4. || est clair qu’en accordant un traitement judiciaire à une requête et en rendant une décision à son égard, la Cour «connaît » bel et bien de cette requête au sens où elle a interprété le verbe «connaître à la fin du paragraphe 39 susmentionné, c'est-à -dire qu’elle procède en fait à l'examen de cette requête, même si cet examen se termine par un constat d’incompétence ; or, selon l'interprétation qu’elle a ainsi donnée de l’article 34(6) du Protocole, la Cour ne devrait pas procéder à l'examen d'une requête si l'Etat partie concerné n’a pas déposé la déclaration facultative.

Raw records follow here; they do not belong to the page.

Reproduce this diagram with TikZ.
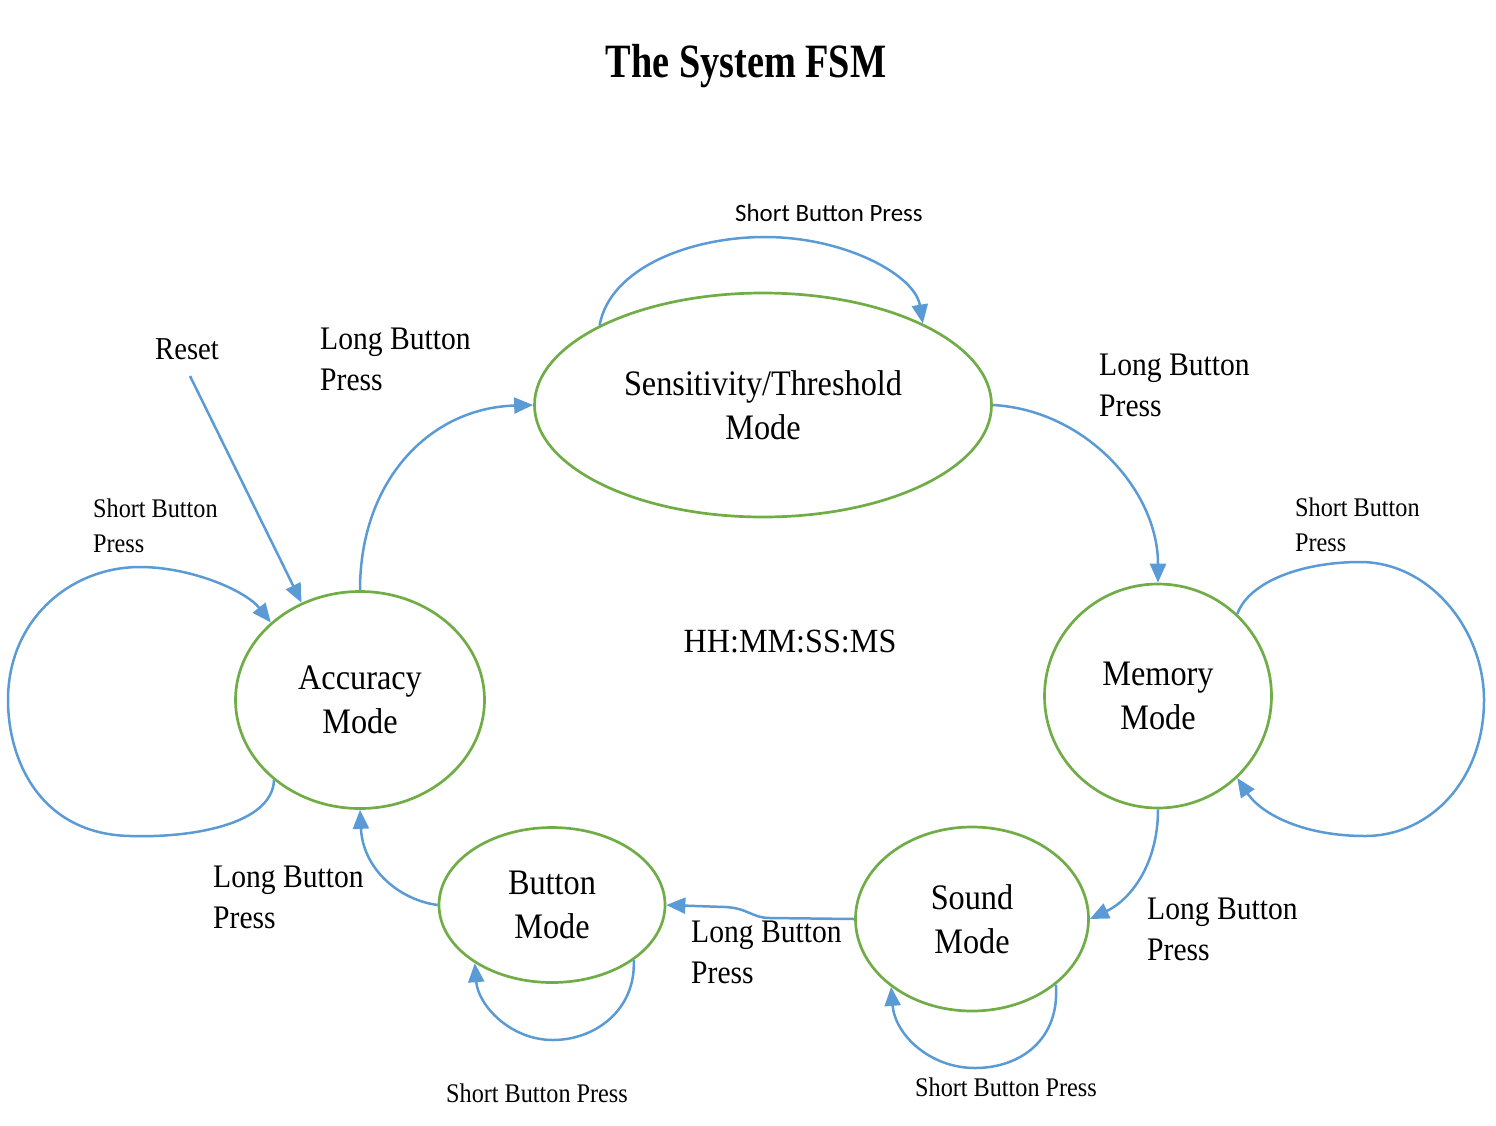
\documentclass[tikz,border=0pt]{standalone}
\usepackage{fontspec}
\setmainfont{Liberation Serif}
\newfontfamily\cnd[FakeStretch=0.9]{Liberation Serif}
\newfontfamily\ttlfont[FakeStretch=0.8]{Liberation Serif}
\newfontfamily\hhfont[FakeStretch=0.95]{Liberation Serif}
\newfontfamily\sansf{Carlito}
\usetikzlibrary{shapes.geometric,arrows.meta}
\definecolor{stgreen}{RGB}{112,173,71}
\definecolor{lnblue}{RGB}{91,155,213}
\tikzset{
 stt/.style={ellipse, draw=stgreen, line width=2.7bp, inner sep=0pt, align=center, font=\cnd\fontsize{36}{44}\selectfont},
 arr/.style={draw=lnblue, line width=2.5bp, -{Triangle[length=19bp,width=16bp]}},
 lbl/.style={align=left, inner sep=0pt, anchor=north west, font=\cnd\fontsize{33}{41}\selectfont},
 slbl/.style={align=left, inner sep=0pt, anchor=north west, font=\cnd\fontsize{27}{35}\selectfont},
}
\begin{document}
\begin{tikzpicture}[x=1bp,y=-1bp]
\useasboundingbox (0,0) rectangle (1496,1125);
% title
\node[font=\ttlfont\bfseries\fontsize{48}{56}\selectfont, anchor=base, inner sep=0pt] (title) at (746,77) {The System FSM};
% states
\node[stt, minimum width=457bp, minimum height=224bp] (sens) at (763,405) {Sensitivity/Threshold\\Mode};
\node[stt, minimum width=249bp, minimum height=217bp] (acc) at (360,700) {Accuracy\\Mode};
\node[stt, minimum width=227bp, minimum height=224bp] (mem) at (1158,696) {Memory\\Mode};
\node[stt, minimum width=233bp, minimum height=184bp] (snd) at (972,919) {Sound\\Mode};
\node[stt, minimum width=226bp, minimum height=155bp] (btn) at (552,905) {Button\\Mode};
% centre text
\node[font=\hhfont\fontsize{34}{40}\selectfont, anchor=base, inner sep=0pt] (hh) at (790,652) {HH:MM:SS:MS};
% labels
\node[font=\cnd\fontsize{32}{38}\selectfont, anchor=north west, inner sep=0pt] (reset) at (155,338) {Reset};
\node[lbl] (l1) at (320,328) {Long Button\\Press};
\node[lbl] (l2) at (1099,354) {Long Button\\Press};
\node[lbl] (l3) at (213,866) {Long Button\\Press};
\node[lbl] (l4) at (691,921) {Long Button\\Press};
\node[lbl] (l5) at (1147,898) {Long Button\\Press};
\node[slbl] (s1) at (93,499) {Short Button\\Press};
\node[slbl] (s2) at (1295,498) {Short Button\\Press};
\node[slbl] (s3) at (446,1084) {Short Button Press};
\node[slbl] (s4) at (915,1078) {Short Button Press};
\node[font=\sansf\fontsize{25}{30}\selectfont, anchor=north west, inner sep=0pt] (s0) at (735,204) {Short Button Press};
% transitions
\coordinate (rs) at (190,376);
\draw[arr] (rs) -- (acc.121);
\draw[arr] (acc.north) .. controls (360,480) and (430,408) .. (sens.west);
\draw[arr] (sens.east) .. controls (1085,410) and (1158,490) .. (mem.north);
\draw[arr] (mem.south) .. controls (1158,865) and (1130,900) .. (snd.east);
\draw[arr] (snd.west) -- (770,918) .. controls (752,918) and (748,908) .. (725,907) -- (btn.east);
\draw[arr] (btn.west) .. controls (400,900) and (363,870) .. (acc.south);
% self loops
\draw[arr] (acc.223) .. controls (272,825) and (190,838) .. (130,836) .. controls (40,834) and (8,760) .. (8,700) .. controls (8,620) and (70,567) .. (140,567) .. controls (190,567) and (245,590) .. (acc.139);
\draw[arr] (mem.46) .. controls (1250,580) and (1305,562) .. (1360,562) .. controls (1430,562) and (1484,630) .. (1484,700) .. controls (1484,780) and (1430,836) .. (1365,836) .. controls (1305,836) and (1262,815) .. (mem.314);
\draw[arr] (sens.154) .. controls (610,268) and (690,237) .. (765,237) .. controls (845,237) and (915,275) .. (sens.27);
\draw[arr] (btn.326) .. controls (636,1010) and (595,1040) .. (553,1040) .. controls (510,1040) and (478,1005) .. (btn.217);
\draw[arr] (snd.322) .. controls (1060,1040) and (1020,1068) .. (975,1068) .. controls (930,1068) and (895,1035) .. (snd.220);
\end{tikzpicture}
\end{document}
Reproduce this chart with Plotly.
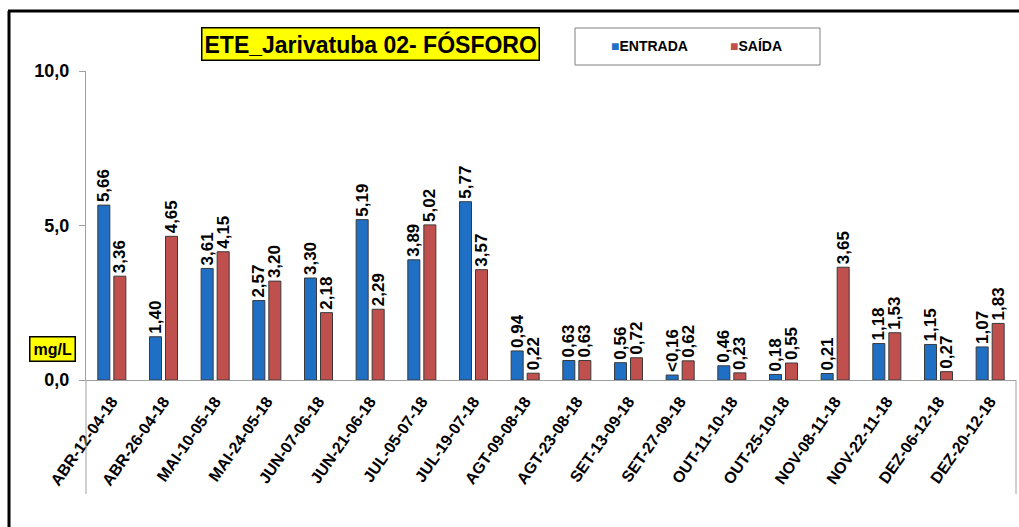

5. Dans le traitement judiciaire de la présente affaire, la Cour a par ailleurs décidé de ne pas communiquer la requête de Monsieur Ar An Am au Soudan, ni même d'informer cet Etat du dépôt de la requête. L'adoption par la Cour d’une décision judiciaire dans de telles conditions constitue une atteinte au principe du contradictoire (Audiatur et altera pars), principe qui doit s'appliquer à tout moment de la procédure. Cette entorse à l'équité et l’égalité des armes est d’autant plus remarquable que la requête de Monsieur Ar An Am a, dès sa réception, fait l’objet d’une publicité sur le site électronique de la Cour.
6. La non-communication de la requête au Soudan a également privé celui-ci de la possibilité d'accepter la compétence de la Cour par la voie du forum prorogatum (sur cette question, voir mon opinion individuelle dans l’affaire Ab Ag c. République du Sénégal précitée).